Inline vs. postprocess deduplication
When you get down to it, there are two predominant dedupe methods in use today: inline deduplication and postprocess deduplication (also known as dedupe at rest). Each approach has significant strengths and weaknesses.
In inline deduplication, data is deduplicated as it is backed up to the appliance. This approach results in the smallest amount of back-end storage usage, because only the deduplicated data stream is written to the appliance's disk. However, it limits the speed at which data can be saved, because the deduplication processing typically requires very large amounts of processor and memory capacity. That same processing has to happen in reverse when you restore the data: Instead of simply reading the data from disk, the appliance must also "rehydrate" the data into its original un-deduplicated state. That's also processor-intensive.

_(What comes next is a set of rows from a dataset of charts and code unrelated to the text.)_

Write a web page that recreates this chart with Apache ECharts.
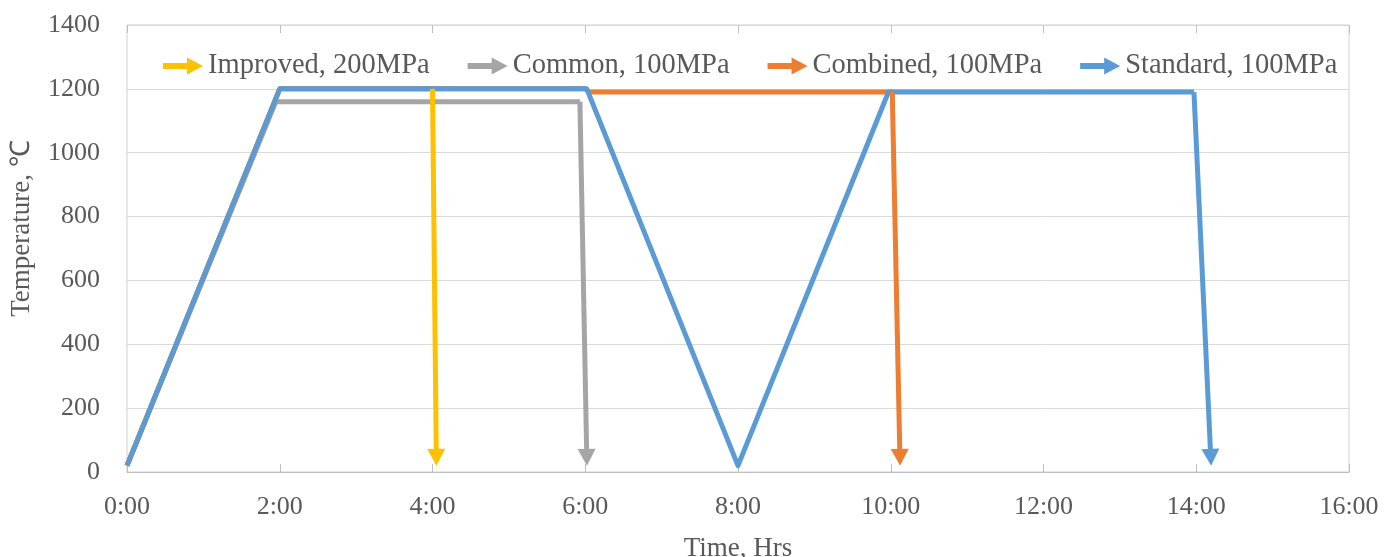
<!DOCTYPE html>
<html>
<head>
<meta charset="utf-8">
<script src="https://cdn.jsdelivr.net/npm/echarts@6/dist/echarts.min.js"></script>
<style>
  html, body { margin: 0; padding: 0; background: #fff; }
  #chart { width: 1385px; height: 557px; }
</style>
</head>
<body>
<div id="chart"></div>
<script>
// series: time in hours, temperature in degC (last point = arrow tip)
const seriesNames = ['Improved, 200MPa', 'Common, 100MPa', 'Combined, 100MPa', 'Standard, 100MPa'];
const seriesColors = ['#FFC000', '#A5A5A5', '#ED7D31', '#5B9BD5'];

const improvedTime = [0, 2, 4, 4.05];
const improvedTemp = [20, 1200, 1200, 46];

const commonTime = [0, 1.95, 5.93, 6.02];
const commonTemp = [20, 1160, 1160, 46];

const combinedTime = [0, 2, 6, 6.05, 10.02, 10.12];
const combinedTemp = [20, 1200, 1200, 1190, 1190, 46];

const standardTime = [0, 2, 6.02, 8, 9.97, 13.97, 14.19];
const standardTemp = [20, 1200, 1200, 20, 1190, 1190, 46];

const textColor = '#595959';
const fontFamily = 'Liberation Serif';
const arrowIcon = 'path://M0,5.5 L24,5.5 L24,0 L40,8.5 L24,17 L24,11.5 L0,11.5 Z';

function buildSeries(name, color, times, temps) {
    const pts = times.map(function(t, i) { return [t, temps[i]]; });
    const n = pts.length;
    return {
        name: name,
        type: 'line',
        color: color,
        showSymbol: false,
        symbol: 'none',
        silent: true,
        lineStyle: {width: 5, color: color, join: 'round'},
        data: pts.slice(0, n - 1),
        // last segment drawn as an arrow
        markLine: {
            silent: true,
            animation: false,
            symbolSize: [18, 17],
            label: {show: false},
            emphasis: {disabled: true},
            lineStyle: {width: 5, color: color, type: 'solid'},
            data: [[
                {coord: pts[n - 2], symbol: 'none'},
                {coord: pts[n - 1], symbol: 'triangle'}
            ]]
        }
    };
}

const chart = echarts.init(document.getElementById('chart'));

const axisTickStyle = {show: true, inside: true, length: 8, lineStyle: {color: '#BFBFBF'}};

chart.setOption({
    animation: false,
    textStyle: {fontFamily: fontFamily},
    grid: {
        left: 127, right: 36, top: 25, bottom: 85,
        containLabel: false,
        outerBoundsMode: 'none',
        show: true, borderColor: '#D0D0D0', borderWidth: 1
    },
    legend: {
        left: 158,
        top: 46,
        icon: arrowIcon,
        itemWidth: 40,
        itemHeight: 17,
        itemGap: 38,
        textStyle: {fontFamily: fontFamily, fontSize: 28.5, color: textColor, lineHeight: 30},
        data: seriesNames.map(function(n, i) {
            return {name: n, itemStyle: {color: seriesColors[i]}};
        })
    },
    xAxis: [{
        type: 'value',
        min: 0,
        max: 16,
        interval: 2,
        name: 'Time, Hrs',
        nameLocation: 'middle',
        nameGap: 63,
        nameTextStyle: {fontFamily: fontFamily, fontSize: 27, color: textColor},
        axisLine: {show: true, lineStyle: {color: '#BFBFBF'}},
        axisTick: axisTickStyle,
        splitLine: {show: false},
        axisLabel: {
            fontFamily: fontFamily, fontSize: 26, color: textColor, margin: 22,
            formatter: function(v) { return v + ':00'; }
        }
    }, {
        type: 'value',
        position: 'top',
        min: 0,
        max: 16,
        interval: 2,
        axisLine: {show: false},
        axisTick: axisTickStyle,
        splitLine: {show: false},
        axisLabel: {show: false}
    }],
    yAxis: {
        type: 'value',
        min: 0,
        max: 1400,
        interval: 200,
        name: 'Temperature, ℃',
        nameLocation: 'middle',
        nameGap: 92,
        nameTextStyle: {fontFamily: fontFamily, fontSize: 27, color: textColor, padding: [0, 0, 0, 40]},
        axisLine: {show: false},
        axisTick: {show: false},
        splitLine: {lineStyle: {color: '#D9D9D9'}},
        axisLabel: {
            fontFamily: fontFamily, fontSize: 26, color: textColor, margin: 27,
            formatter: function(v) { return String(v); }
        }
    },
    series: [
        buildSeries(seriesNames[0], seriesColors[0], improvedTime, improvedTemp),
        buildSeries(seriesNames[1], seriesColors[1], commonTime, commonTemp),
        buildSeries(seriesNames[2], seriesColors[2], combinedTime, combinedTemp),
        buildSeries(seriesNames[3], seriesColors[3], standardTime, standardTemp)
    ]
});
</script>
</body>
</html>
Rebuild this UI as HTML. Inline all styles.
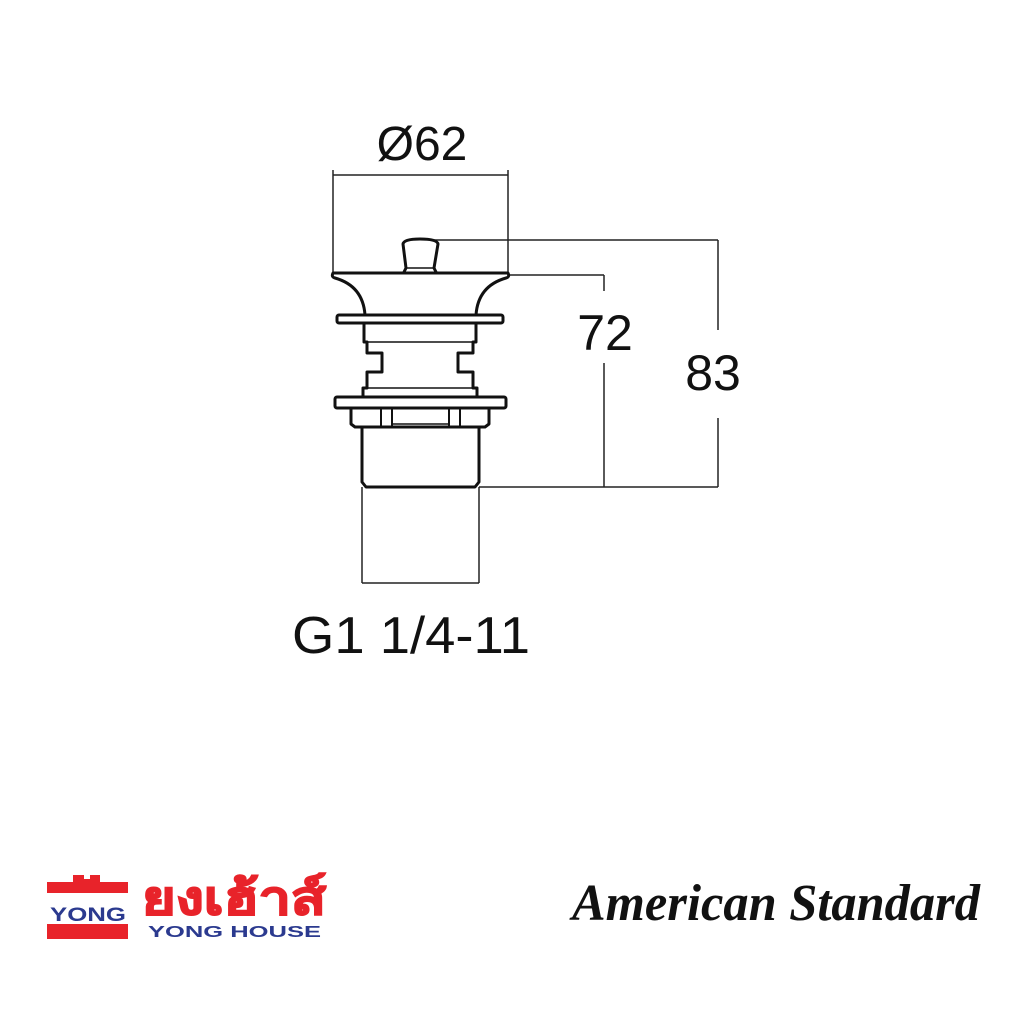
<!DOCTYPE html>
<html><head><meta charset="utf-8"><style>
html,body{margin:0;padding:0;background:#fff;width:1024px;height:1024px;overflow:hidden}
</style></head><body>
<svg width="1024" height="1024" viewBox="0 0 1024 1024" xmlns="http://www.w3.org/2000/svg">
<g fill="none" stroke="#222" stroke-width="1.5">
 <line x1="333" y1="170" x2="333" y2="275"/>
 <line x1="508" y1="170" x2="508" y2="275"/>
 <line x1="333" y1="175" x2="508" y2="175"/>
 <line x1="430" y1="240" x2="718" y2="240"/>
 <line x1="508" y1="275" x2="604" y2="275"/>
 <line x1="479" y1="487" x2="718" y2="487"/>
 <line x1="604" y1="275" x2="604" y2="291"/>
 <line x1="604" y1="363" x2="604" y2="487"/>
 <line x1="718" y1="240" x2="718" y2="330"/>
 <line x1="718" y1="418" x2="718" y2="487"/>
 <line x1="362" y1="487" x2="362" y2="583"/>
 <line x1="479" y1="487" x2="479" y2="583"/>
 <line x1="362" y1="583" x2="479" y2="583"/>
</g>
<g fill="#fff" stroke="#111" stroke-width="3" stroke-linejoin="round">
 <path d="M403 244 Q404 239 420 239 Q437 239 438 244 L434 268 L437 274 L403 274 L406 268 Z"/>
 <line x1="406" y1="268" x2="434" y2="268" stroke-width="1.5"/>
 <path d="M333 273 L508 273 Q510 277 506 278 Q478 286 476 315 L365 315 Q363 286 335 278 Q331 277 333 273 Z"/>
 <path d="M364 323 L476 323 L476 342 L473 342 L473 353 L458 353 L458 372 L473 372 L473 388 L477 388 L477 398 L363 398 L363 388 L367 388 L367 372 L382 372 L382 353 L367 353 L367 342 L364 342 Z"/>
 <line x1="367" y1="342" x2="473" y2="342" stroke-width="1.5"/>
 <line x1="367" y1="388" x2="473" y2="388" stroke-width="1.5"/>
 <rect x="337" y="315" width="166" height="8" rx="2"/>
 <path d="M351 407 L489 407 L489 424 L485 427 L355 427 L351 424 Z"/>
 <line x1="381" y1="408" x2="381" y2="426" stroke-width="2"/>
 <line x1="392" y1="408" x2="392" y2="426" stroke-width="2"/>
 <line x1="449" y1="408" x2="449" y2="426" stroke-width="2"/>
 <line x1="460" y1="408" x2="460" y2="426" stroke-width="2"/>
 <line x1="392" y1="424" x2="449" y2="424" stroke-width="1.5"/>
 <rect x="335" y="397" width="171" height="11" rx="2"/>
 <path d="M362 427 L479 427 L479 482 L475 487 L366 487 L362 482 Z"/>
</g>
<g font-family="Liberation Sans, sans-serif" fill="#111">
 <text x="422" y="160" font-size="48" text-anchor="middle">Ø62</text>
 <text x="605" y="350" font-size="50" text-anchor="middle">72</text>
 <text x="713" y="390" font-size="50" text-anchor="middle">83</text>
 <text x="292" y="653" font-size="52" textLength="238" lengthAdjust="spacingAndGlyphs">G1 1/4-11</text>
</g>
<g>
 <path d="M47 893 L47 882 L73 882 L73 875 L84 875 L84 879 L90 879 L90 875 L100 875 L100 882 L128 882 L128 893 Z" fill="#e8232a"/>
 <rect x="47" y="924" width="81" height="15" fill="#e8232a"/>
 <text x="88" y="921" font-family="Liberation Sans, sans-serif" font-weight="bold" font-size="19" fill="#2b3a8f" text-anchor="middle" textLength="76" lengthAdjust="spacingAndGlyphs">YONG</text>
 <text x="142" y="914" font-family="Liberation Sans, 'Noto Sans CJK SC', sans-serif" font-weight="bold" font-size="46" fill="#e8232a" stroke="#e8232a" stroke-width="1.5" textLength="184" lengthAdjust="spacingAndGlyphs">ยงเฮ้าส์</text>
 <text x="148" y="937" font-family="Liberation Sans, sans-serif" font-weight="bold" font-size="16" fill="#2b3a8f" textLength="173" lengthAdjust="spacingAndGlyphs">YONG HOUSE</text>
</g>
<text x="572" y="920" font-family="Liberation Serif, serif" font-style="italic" font-weight="bold" font-size="52" fill="#111" textLength="408" lengthAdjust="spacingAndGlyphs">American Standard</text>
</svg>
</body></html>
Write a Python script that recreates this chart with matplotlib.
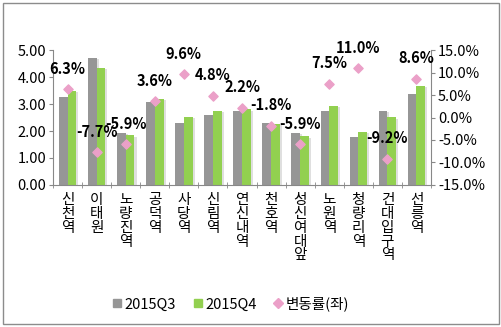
import numpy as np
import matplotlib
matplotlib.use("Agg")
import matplotlib.pyplot as plt
import matplotlib.patheffects as pe
from matplotlib.patches import Rectangle
from matplotlib.lines import Line2D

plt.rcParams['font.family'] = ['Noto Sans CJK KR', 'DejaVu Sans']

stations = ["신천역", "이태원", "노량진역", "공덕역", "사당역", "신림역", "연신내역",
            "천호역", "성신여대앞", "노원역", "청량리역", "건대입구역", "선릉역"]
q3 = [3.27, 4.71, 1.94, 3.07, 2.30, 2.60, 2.75, 2.31, 1.94, 2.74, 1.79, 2.75, 3.37]
q4 = [3.49, 4.34, 1.84, 3.20, 2.53, 2.75, 2.80, 2.26, 1.81, 2.93, 1.96, 2.51, 3.67]
rate = [6.3, -7.7, -5.9, 3.6, 9.6, 4.8, 2.2, -1.8, -5.9, 7.5, 11.0, -9.2, 8.6]

gray = "#969696"
green = "#92D050"
pink = "#EBA0C8"

fig = plt.figure(figsize=(5.02, 3.27), dpi=100)
fig.patches.append(Rectangle((0.006, 0.009), 0.988, 0.982, transform=fig.transFigure,
                             fill=False, edgecolor="#8c8c8c", linewidth=1.0))
ax = fig.add_axes([0.1056, 0.4343, 0.753, 0.4127])
x = np.arange(len(stations))
w = 0.3
shadow = [pe.SimplePatchShadow(offset=(1.5, -1), shadow_rgbFace="#c0c0c0", alpha=0.5), pe.Normal()]
ax.bar(x - w / 2, q3, w, color=gray, path_effects=shadow)
ax.bar(x + w / 2, q4, w, color=green, path_effects=shadow)
ax.set_ylim(0, 5)
ax.set_xlim(-0.5, len(stations) - 0.5)
ax.set_yticks(np.arange(0, 5.01, 1))
ax.set_yticklabels(["%.2f" % v for v in np.arange(0, 5.01, 1)], fontsize=10.5)
ax.set_xticks(x)
ax.set_xticklabels(["\n".join(s) for s in stations], fontsize=10.5, linespacing=0.98, va="top")
ax.tick_params(axis="x", length=0, pad=6)
ax.set_xticks(np.arange(-0.5, len(stations), 1), minor=True)
ax.tick_params(axis="x", which="minor", length=4, direction="inout", color="#888888")
ax.tick_params(axis="y", length=3, color="#888888", pad=2)
for s in ["top", "right"]:
    ax.spines[s].set_visible(False)
ax.spines["left"].set_color("#888888")
ax.spines["bottom"].set_color("#888888")

ax2 = ax.twinx()
ax2.scatter(x, rate, marker="D", s=22, color=pink, zorder=5)
ax2.set_ylim(-15, 15)
ax2.set_yticks(np.arange(-15, 15.1, 5))
ax2.set_yticklabels(["%.1f%%" % v for v in np.arange(-15, 15.1, 5)], fontsize=10.5)
ax2.tick_params(axis="y", length=3, color="#888888", pad=2)
for s in ["top", "left", "bottom"]:
    ax2.spines[s].set_visible(False)
ax2.spines["right"].set_color("#888888")
for xi, r in zip(x, rate):
    ax2.annotate("%.1f%%" % r, (xi, r), xytext=(0, 9), textcoords="offset points",
                 ha="center", va="bottom", fontsize=10.5, fontweight="bold")

handles = [Line2D([], [], ls="", marker="s", ms=6, color=gray),
           Line2D([], [], ls="", marker="s", ms=6, color=green),
           Line2D([], [], ls="", marker="D", ms=5, color=pink)]
fig.legend(handles, ["2015Q3", "2015Q4", "변동률(좌)"], loc="center",
           bbox_to_anchor=(0.46, 0.07), ncol=3, frameon=False, fontsize=10.5,
           handlelength=0.6, handletextpad=0.2, columnspacing=1.2)

fig.savefig("out.png", dpi=100)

In postprocess deduplication, data is written to the appliance as fast as the network and disks allow. Only once the data has been transferred to the backup storage does the appliance do the depuplication. This task is also processor-intensive, but because it doesn't have to keep up with the flow of backup in real time, as in the case of inline deduplication, it's faster overall. And there's usually no rehydration performance penalty during restore, as most postprocess appliances keep a non-deduplicated copy of the data.
Of course the postprocess approach requires significantly more storage capacity at the backup end -- nearly double, in some cases. And there's a delay in your ability to replicate the backup to a second, mirrored appliance: You have to wait until the deduplication is complete, creating a window of vulnerability and perhaps undermining a stringent multisite backup availability SLA.
Scale-up vs. scale-out
As anyone managing storage resources today knows, data is growing at an almost unbelievable clip. Although it sounds relatively fantastic, the oft-quoted IDC stat suggesting that corporate data is doubling every 18 months hasn't been far off the mark in my own experience. No wonder so many organizations are outgrowing their tape backup systems.